____ Collected data

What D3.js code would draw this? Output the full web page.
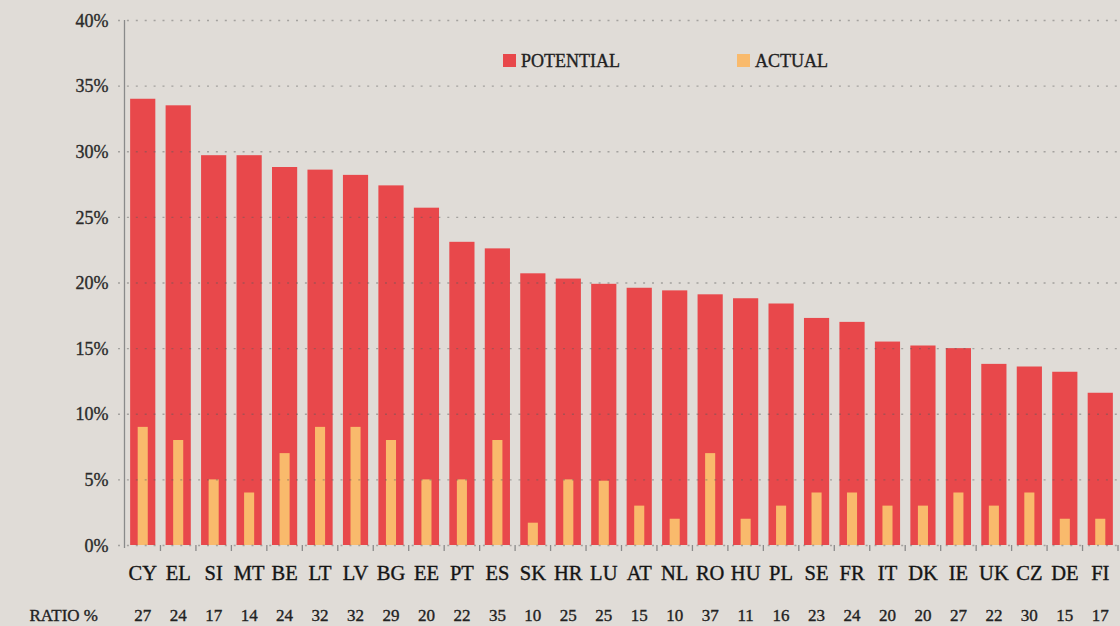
<!DOCTYPE html>
<html>
<head>
<meta charset="utf-8">
<script src="https://cdn.jsdelivr.net/npm/d3@7"></script>
<style>
  html, body { margin: 0; padding: 0; background: #e0dcd7; }
  svg { display: block; }
  svg text { font-family: 'Liberation Serif', 'Times New Roman', serif; }
</style>
</head>
<body>
<svg id="chart" width="1120" height="626"></svg>
<script>
const categories = ["CY","EL","SI","MT","BE","LT","LV","BG","EE","PT","ES","SK","HR","LU","AT","NL","RO","HU","PL","SE","FR","IT","DK","IE","UK","CZ","DE","FI"];
const potential = [34.0,33.5,29.7,29.7,28.8,28.6,28.2,27.4,25.7,23.1,22.6,20.7,20.3,19.9,19.6,19.4,19.1,18.8,18.4,17.3,17.0,15.5,15.2,15.0,13.8,13.6,13.2,11.6];
const actual = [9,8,5,4,7,9,9,8,5,5,8,1.7,5,4.9,3,2,7,2,3,4,4,3,3,4,3,4,2,2];
const ratio = [27,24,17,14,24,32,32,29,20,22,35,10,25,25,15,10,37,11,16,23,24,20,20,27,22,30,15,17];
const yTicks = [0,5,10,15,20,25,30,35,40];
const seriesNames = ["POTENTIAL","ACTUAL"];
const colors = ["#e8484b","#f9ba6c"];
const FONT = "'Liberation Serif', 'Times New Roman', serif";

const svg = d3.select("#chart");
const x = d3.scaleBand().domain(categories).range([125, 1118]).paddingInner(0.29).paddingOuter(0.145);
const y = d3.scaleLinear().domain([0, 40]).range([545, 20]);

function styleText(sel, size, color) {
  sel.attr("font-family", FONT)
     .attr("font-size", size)
     .attr("fill", color)
     .attr("stroke", color)
     .attr("stroke-width", 0.35);
}

// Bars: potential
svg.append("g").selectAll("rect").data(categories).join("rect")
  .attr("x", d => x(d))
  .attr("width", x.bandwidth())
  .attr("y", (d, i) => y(potential[i]))
  .attr("height", (d, i) => y(0) - y(potential[i]))
  .attr("fill", colors[0]);

// Bars: actual
const aw = x.bandwidth() * 0.4;
svg.append("g").selectAll("rect").data(categories).join("rect")
  .attr("x", d => x(d) + (x.bandwidth() - aw) / 2)
  .attr("width", aw)
  .attr("y", (d, i) => y(actual[i]))
  .attr("height", (d, i) => y(0) - y(actual[i]))
  .attr("fill", colors[1]);

// Gridlines (on top, semi-transparent dotted)
svg.append("g").selectAll("line").data(yTicks).join("line")
  .attr("x1", 118).attr("x2", 1120)
  .attr("y1", d => y(d) + 0.5).attr("y2", d => y(d) + 0.5)
  .attr("stroke", "rgba(90,90,90,0.45)")
  .attr("stroke-width", 1.3)
  .attr("stroke-dasharray", "2,6.9");

// Y axis
const yAxis = d3.axisLeft(y).tickValues(yTicks).tickSize(0).tickPadding(0).tickFormat(d => d + "%");
const gy = svg.append("g").attr("transform", "translate(124.5,0)").call(yAxis);
gy.attr("font-family", null).attr("font-size", null);
gy.select(".domain").remove();
gy.selectAll("text").attr("x", -16).attr("dy", "0.34em").call(styleText, "18px", "#2b2b2b");
svg.append("line")
  .attr("x1", 124.5).attr("x2", 124.5)
  .attr("y1", 20).attr("y2", 548)
  .attr("stroke", "#8a8a8a").attr("stroke-width", 1.3);

// X axis tick marks at band boundaries
const step = x.step();
const bounds = d3.range(categories.length + 1).map(i => x.range()[0] + i * step);
svg.append("g").selectAll("line").data(bounds.slice(1)).join("line")
  .attr("x1", d => d).attr("x2", d => d)
  .attr("y1", 545).attr("y2", 551)
  .attr("stroke", "#8a8a8a").attr("stroke-width", 1.3);

// X category labels via axis
const xAxis = d3.axisBottom(x).tickSize(0).tickPadding(0);
const gx = svg.append("g").attr("transform", "translate(0,580)").call(xAxis);
gx.attr("font-family", null).attr("font-size", null);
gx.select(".domain").remove();
gx.selectAll("text").attr("y", 0).attr("dy", 0).call(styleText, "20.5px", "#151515");

// Ratio row
svg.append("text").attr("x", 98).attr("y", 621).attr("text-anchor", "end")
  .call(styleText, "17px", "#222").text("RATIO %");
svg.append("g").selectAll("text").data(categories).join("text")
  .attr("x", d => x(d) + x.bandwidth() / 2)
  .attr("y", 621)
  .attr("text-anchor", "middle")
  .call(styleText, "17px", "#222")
  .text((d, i) => ratio[i]);

// Legend
const legendX = [503, 737];
const lg = svg.append("g").selectAll("g").data(seriesNames).join("g")
  .attr("transform", (d, i) => `translate(${legendX[i]},54)`);
lg.append("rect").attr("width", 13).attr("height", 13).attr("fill", (d, i) => colors[i]);
lg.append("text").attr("x", 18).attr("y", 13).call(styleText, "18px", "#222").text(d => d);
</script>
</body>
</html>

________

- **Request**: Copy out the listing exactly as it stands, but not the pictures.

- **Result**:
What D3.js code would draw this? Output the full web page.
<!DOCTYPE html>
<html>
<head>
<meta charset="utf-8">
<script src="https://cdn.jsdelivr.net/npm/d3@7"></script>
<style>
  html, body { margin: 0; padding: 0; background: #e0dcd7; }
  svg { display: block; }
  svg text { font-family: 'Liberation Serif', 'Times New Roman', serif; }
</style>
</head>
<body>
<svg id="chart" width="1120" height="626"></svg>
<script>
const categories = ["CY","EL","SI","MT","BE","LT","LV","BG","EE","PT","ES","SK","HR","LU","AT","NL","RO","HU","PL","SE","FR","IT","DK","IE","UK","CZ","DE","FI"];
const potential = [34.0,33.5,29.7,29.7,28.8,28.6,28.2,27.4,25.7,23.1,22.6,20.7,20.3,19.9,19.6,19.4,19.1,18.8,18.4,17.3,17.0,15.5,15.2,15.0,13.8,13.6,13.2,11.6];
const actual = [9,8,5,4,7,9,9,8,5,5,8,1.7,5,4.9,3,2,7,2,3,4,4,3,3,4,3,4,2,2];
const ratio = [27,24,17,14,24,32,32,29,20,22,35,10,25,25,15,10,37,11,16,23,24,20,20,27,22,30,15,17];
const yTicks = [0,5,10,15,20,25,30,35,40];
const seriesNames = ["POTENTIAL","ACTUAL"];
const colors = ["#e8484b","#f9ba6c"];
const FONT = "'Liberation Serif', 'Times New Roman', serif";

const svg = d3.select("#chart");
const x = d3.scaleBand().domain(categories).range([125, 1118]).paddingInner(0.29).paddingOuter(0.145);
const y = d3.scaleLinear().domain([0, 40]).range([545, 20]);

function styleText(sel, size, color) {
  sel.attr("font-family", FONT)
     .attr("font-size", size)
     .attr("fill", color)
     .attr("stroke", color)
     .attr("stroke-width", 0.35);
}

// Bars: potential
svg.append("g").selectAll("rect").data(categories).join("rect")
  .attr("x", d => x(d))
  .attr("width", x.bandwidth())
  .attr("y", (d, i) => y(potential[i]))
  .attr("height", (d, i) => y(0) - y(potential[i]))
  .attr("fill", colors[0]);

// Bars: actual
const aw = x.bandwidth() * 0.4;
svg.append("g").selectAll("rect").data(categories).join("rect")
  .attr("x", d => x(d) + (x.bandwidth() - aw) / 2)
  .attr("width", aw)
  .attr("y", (d, i) => y(actual[i]))
  .attr("height", (d, i) => y(0) - y(actual[i]))
  .attr("fill", colors[1]);

// Gridlines (on top, semi-transparent dotted)
svg.append("g").selectAll("line").data(yTicks).join("line")
  .attr("x1", 118).attr("x2", 1120)
  .attr("y1", d => y(d) + 0.5).attr("y2", d => y(d) + 0.5)
  .attr("stroke", "rgba(90,90,90,0.45)")
  .attr("stroke-width", 1.3)
  .attr("stroke-dasharray", "2,6.9");

// Y axis
const yAxis = d3.axisLeft(y).tickValues(yTicks).tickSize(0).tickPadding(0).tickFormat(d => d + "%");
const gy = svg.append("g").attr("transform", "translate(124.5,0)").call(yAxis);
gy.attr("font-family", null).attr("font-size", null);
gy.select(".domain").remove();
gy.selectAll("text").attr("x", -16).attr("dy", "0.34em").call(styleText, "18px", "#2b2b2b");
svg.append("line")
  .attr("x1", 124.5).attr("x2", 124.5)
  .attr("y1", 20).attr("y2", 548)
  .attr("stroke", "#8a8a8a").attr("stroke-width", 1.3);

// X axis tick marks at band boundaries
const step = x.step();
const bounds = d3.range(categories.length + 1).map(i => x.range()[0] + i * step);
svg.append("g").selectAll("line").data(bounds.slice(1)).join("line")
  .attr("x1", d => d).attr("x2", d => d)
  .attr("y1", 545).attr("y2", 551)
  .attr("stroke", "#8a8a8a").attr("stroke-width", 1.3);

// X category labels via axis
const xAxis = d3.axisBottom(x).tickSize(0).tickPadding(0);
const gx = svg.append("g").attr("transform", "translate(0,580)").call(xAxis);
gx.attr("font-family", null).attr("font-size", null);
gx.select(".domain").remove();
gx.selectAll("text").attr("y", 0).attr("dy", 0).call(styleText, "20.5px", "#151515");

// Ratio row
svg.append("text").attr("x", 98).attr("y", 621).attr("text-anchor", "end")
  .call(styleText, "17px", "#222").text("RATIO %");
svg.append("g").selectAll("text").data(categories).join("text")
  .attr("x", d => x(d) + x.bandwidth() / 2)
  .attr("y", 621)
  .attr("text-anchor", "middle")
  .call(styleText, "17px", "#222")
  .text((d, i) => ratio[i]);

// Legend
const legendX = [503, 737];
const lg = svg.append("g").selectAll("g").data(seriesNames).join("g")
  .attr("transform", (d, i) => `translate(${legendX[i]},54)`);
lg.append("rect").attr("width", 13).attr("height", 13).attr("fill", (d, i) => colors[i]);
lg.append("text").attr("x", 18).attr("y", 13).call(styleText, "18px", "#222").text(d => d);
</script>
</body>
</html>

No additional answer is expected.